■ Instructions to follow ■
Print only the lines from the top of the data through the line with "var x900 = [0.07, 0.09, 0.09, 0.12, 0.13, 0.24, 0.16, 0.12];", both included, skipping every picture.

==== Material ====

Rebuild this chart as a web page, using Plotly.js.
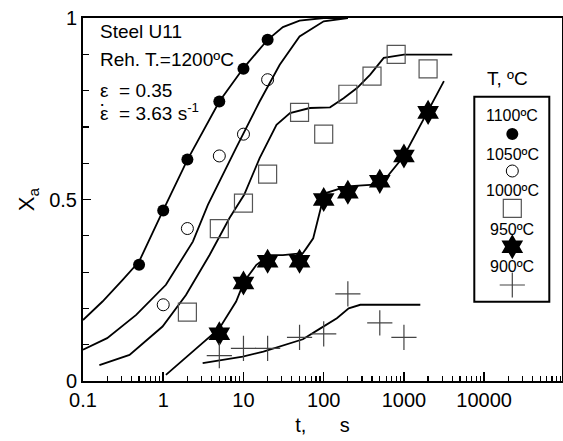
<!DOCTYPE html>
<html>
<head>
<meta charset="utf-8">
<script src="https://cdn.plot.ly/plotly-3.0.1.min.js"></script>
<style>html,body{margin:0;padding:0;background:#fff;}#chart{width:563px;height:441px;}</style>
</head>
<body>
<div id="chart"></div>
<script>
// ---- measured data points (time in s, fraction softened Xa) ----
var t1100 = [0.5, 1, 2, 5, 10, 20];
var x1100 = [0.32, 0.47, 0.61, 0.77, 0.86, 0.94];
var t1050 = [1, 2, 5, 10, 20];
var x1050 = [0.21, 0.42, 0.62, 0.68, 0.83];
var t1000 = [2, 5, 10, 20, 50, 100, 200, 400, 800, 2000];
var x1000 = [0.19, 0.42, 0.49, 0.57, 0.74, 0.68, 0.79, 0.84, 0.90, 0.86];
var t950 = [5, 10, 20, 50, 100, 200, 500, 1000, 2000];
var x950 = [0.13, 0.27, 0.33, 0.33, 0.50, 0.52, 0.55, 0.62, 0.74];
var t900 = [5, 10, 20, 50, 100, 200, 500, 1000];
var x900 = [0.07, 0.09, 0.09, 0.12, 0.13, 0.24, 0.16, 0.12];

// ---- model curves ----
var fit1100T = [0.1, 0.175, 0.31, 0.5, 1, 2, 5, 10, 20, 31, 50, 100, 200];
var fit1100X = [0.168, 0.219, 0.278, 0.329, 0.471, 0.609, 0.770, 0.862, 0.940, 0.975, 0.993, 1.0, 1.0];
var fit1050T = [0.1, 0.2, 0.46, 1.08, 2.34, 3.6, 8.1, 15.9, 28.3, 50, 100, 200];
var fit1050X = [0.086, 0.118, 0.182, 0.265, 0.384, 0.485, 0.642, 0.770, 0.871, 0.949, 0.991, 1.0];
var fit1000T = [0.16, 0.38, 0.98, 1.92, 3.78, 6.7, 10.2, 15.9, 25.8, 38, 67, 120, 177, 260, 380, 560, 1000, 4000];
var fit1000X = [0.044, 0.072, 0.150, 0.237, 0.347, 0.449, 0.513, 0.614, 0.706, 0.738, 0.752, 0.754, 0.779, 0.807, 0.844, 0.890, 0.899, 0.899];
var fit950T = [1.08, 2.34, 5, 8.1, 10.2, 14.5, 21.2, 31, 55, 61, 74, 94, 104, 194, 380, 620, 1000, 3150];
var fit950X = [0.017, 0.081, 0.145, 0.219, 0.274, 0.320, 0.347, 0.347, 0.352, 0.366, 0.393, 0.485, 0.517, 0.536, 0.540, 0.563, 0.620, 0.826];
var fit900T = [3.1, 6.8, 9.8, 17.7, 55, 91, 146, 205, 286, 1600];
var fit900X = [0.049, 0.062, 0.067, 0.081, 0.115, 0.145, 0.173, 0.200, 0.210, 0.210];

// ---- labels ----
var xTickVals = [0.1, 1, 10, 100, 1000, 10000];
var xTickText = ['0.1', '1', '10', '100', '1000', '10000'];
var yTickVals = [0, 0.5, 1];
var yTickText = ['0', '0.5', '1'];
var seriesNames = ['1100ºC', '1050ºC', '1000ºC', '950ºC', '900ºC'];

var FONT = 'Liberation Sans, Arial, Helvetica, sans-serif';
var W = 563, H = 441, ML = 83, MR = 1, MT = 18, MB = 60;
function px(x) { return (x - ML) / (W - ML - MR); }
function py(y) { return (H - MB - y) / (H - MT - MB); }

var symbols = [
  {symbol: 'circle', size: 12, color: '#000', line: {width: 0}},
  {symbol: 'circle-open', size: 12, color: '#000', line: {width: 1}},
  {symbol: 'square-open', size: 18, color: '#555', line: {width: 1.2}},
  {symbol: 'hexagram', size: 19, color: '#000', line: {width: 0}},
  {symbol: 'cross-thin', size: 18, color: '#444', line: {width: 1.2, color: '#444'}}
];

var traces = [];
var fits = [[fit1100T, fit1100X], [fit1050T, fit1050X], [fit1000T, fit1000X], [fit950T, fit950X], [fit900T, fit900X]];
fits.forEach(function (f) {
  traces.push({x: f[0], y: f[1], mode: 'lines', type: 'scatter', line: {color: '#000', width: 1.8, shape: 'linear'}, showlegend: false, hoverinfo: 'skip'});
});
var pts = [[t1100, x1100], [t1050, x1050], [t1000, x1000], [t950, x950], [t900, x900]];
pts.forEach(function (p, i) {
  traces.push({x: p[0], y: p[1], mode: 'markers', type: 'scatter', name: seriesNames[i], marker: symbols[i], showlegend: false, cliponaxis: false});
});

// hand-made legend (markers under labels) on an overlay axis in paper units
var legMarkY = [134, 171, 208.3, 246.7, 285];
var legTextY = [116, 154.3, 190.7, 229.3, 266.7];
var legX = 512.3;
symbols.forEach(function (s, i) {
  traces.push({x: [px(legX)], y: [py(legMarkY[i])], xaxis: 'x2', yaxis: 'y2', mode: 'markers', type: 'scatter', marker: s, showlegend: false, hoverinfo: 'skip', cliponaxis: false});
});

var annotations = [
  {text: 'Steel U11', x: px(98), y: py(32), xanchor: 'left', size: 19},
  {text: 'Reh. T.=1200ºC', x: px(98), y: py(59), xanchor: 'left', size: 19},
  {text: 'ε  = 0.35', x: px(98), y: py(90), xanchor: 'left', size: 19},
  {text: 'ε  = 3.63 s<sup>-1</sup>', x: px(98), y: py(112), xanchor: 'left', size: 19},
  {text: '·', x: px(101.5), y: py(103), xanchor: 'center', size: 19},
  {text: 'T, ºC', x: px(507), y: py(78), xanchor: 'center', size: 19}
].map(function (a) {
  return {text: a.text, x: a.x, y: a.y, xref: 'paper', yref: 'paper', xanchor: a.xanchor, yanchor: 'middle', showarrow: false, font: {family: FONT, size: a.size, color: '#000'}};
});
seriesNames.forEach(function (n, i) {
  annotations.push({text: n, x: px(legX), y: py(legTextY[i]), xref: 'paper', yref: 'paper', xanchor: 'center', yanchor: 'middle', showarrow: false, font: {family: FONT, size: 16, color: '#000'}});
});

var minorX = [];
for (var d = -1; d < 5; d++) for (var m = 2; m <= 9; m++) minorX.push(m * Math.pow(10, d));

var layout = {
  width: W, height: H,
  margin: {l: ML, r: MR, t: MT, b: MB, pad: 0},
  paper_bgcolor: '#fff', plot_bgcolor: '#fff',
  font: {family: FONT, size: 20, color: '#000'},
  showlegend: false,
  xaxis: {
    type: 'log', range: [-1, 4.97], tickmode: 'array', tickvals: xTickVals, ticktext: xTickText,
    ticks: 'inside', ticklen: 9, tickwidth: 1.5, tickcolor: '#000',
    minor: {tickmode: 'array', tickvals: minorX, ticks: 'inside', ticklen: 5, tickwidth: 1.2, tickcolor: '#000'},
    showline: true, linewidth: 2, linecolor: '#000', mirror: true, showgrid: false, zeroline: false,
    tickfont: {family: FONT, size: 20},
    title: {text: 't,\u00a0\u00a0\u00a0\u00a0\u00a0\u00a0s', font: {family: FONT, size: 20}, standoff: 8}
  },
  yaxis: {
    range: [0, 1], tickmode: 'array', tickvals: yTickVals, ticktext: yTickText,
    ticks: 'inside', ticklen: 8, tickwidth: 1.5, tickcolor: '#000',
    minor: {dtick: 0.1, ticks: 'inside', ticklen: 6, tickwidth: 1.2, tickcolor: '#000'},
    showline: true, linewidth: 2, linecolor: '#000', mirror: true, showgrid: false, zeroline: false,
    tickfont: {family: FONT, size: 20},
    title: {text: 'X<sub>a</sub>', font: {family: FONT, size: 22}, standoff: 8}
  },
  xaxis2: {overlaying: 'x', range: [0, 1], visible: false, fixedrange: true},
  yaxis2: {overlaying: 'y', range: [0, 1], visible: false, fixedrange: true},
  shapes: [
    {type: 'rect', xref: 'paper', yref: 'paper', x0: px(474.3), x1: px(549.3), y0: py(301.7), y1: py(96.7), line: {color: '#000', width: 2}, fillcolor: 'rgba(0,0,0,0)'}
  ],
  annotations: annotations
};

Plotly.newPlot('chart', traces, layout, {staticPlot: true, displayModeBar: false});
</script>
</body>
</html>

====

■ Solution for this task ■
Rebuild this chart as a web page, using Plotly.js.
<!DOCTYPE html>
<html>
<head>
<meta charset="utf-8">
<script src="https://cdn.plot.ly/plotly-3.0.1.min.js"></script>
<style>html,body{margin:0;padding:0;background:#fff;}#chart{width:563px;height:441px;}</style>
</head>
<body>
<div id="chart"></div>
<script>
// ---- measured data points (time in s, fraction softened Xa) ----
var t1100 = [0.5, 1, 2, 5, 10, 20];
var x1100 = [0.32, 0.47, 0.61, 0.77, 0.86, 0.94];
var t1050 = [1, 2, 5, 10, 20];
var x1050 = [0.21, 0.42, 0.62, 0.68, 0.83];
var t1000 = [2, 5, 10, 20, 50, 100, 200, 400, 800, 2000];
var x1000 = [0.19, 0.42, 0.49, 0.57, 0.74, 0.68, 0.79, 0.84, 0.90, 0.86];
var t950 = [5, 10, 20, 50, 100, 200, 500, 1000, 2000];
var x950 = [0.13, 0.27, 0.33, 0.33, 0.50, 0.52, 0.55, 0.62, 0.74];
var t900 = [5, 10, 20, 50, 100, 200, 500, 1000];
var x900 = [0.07, 0.09, 0.09, 0.12, 0.13, 0.24, 0.16, 0.12];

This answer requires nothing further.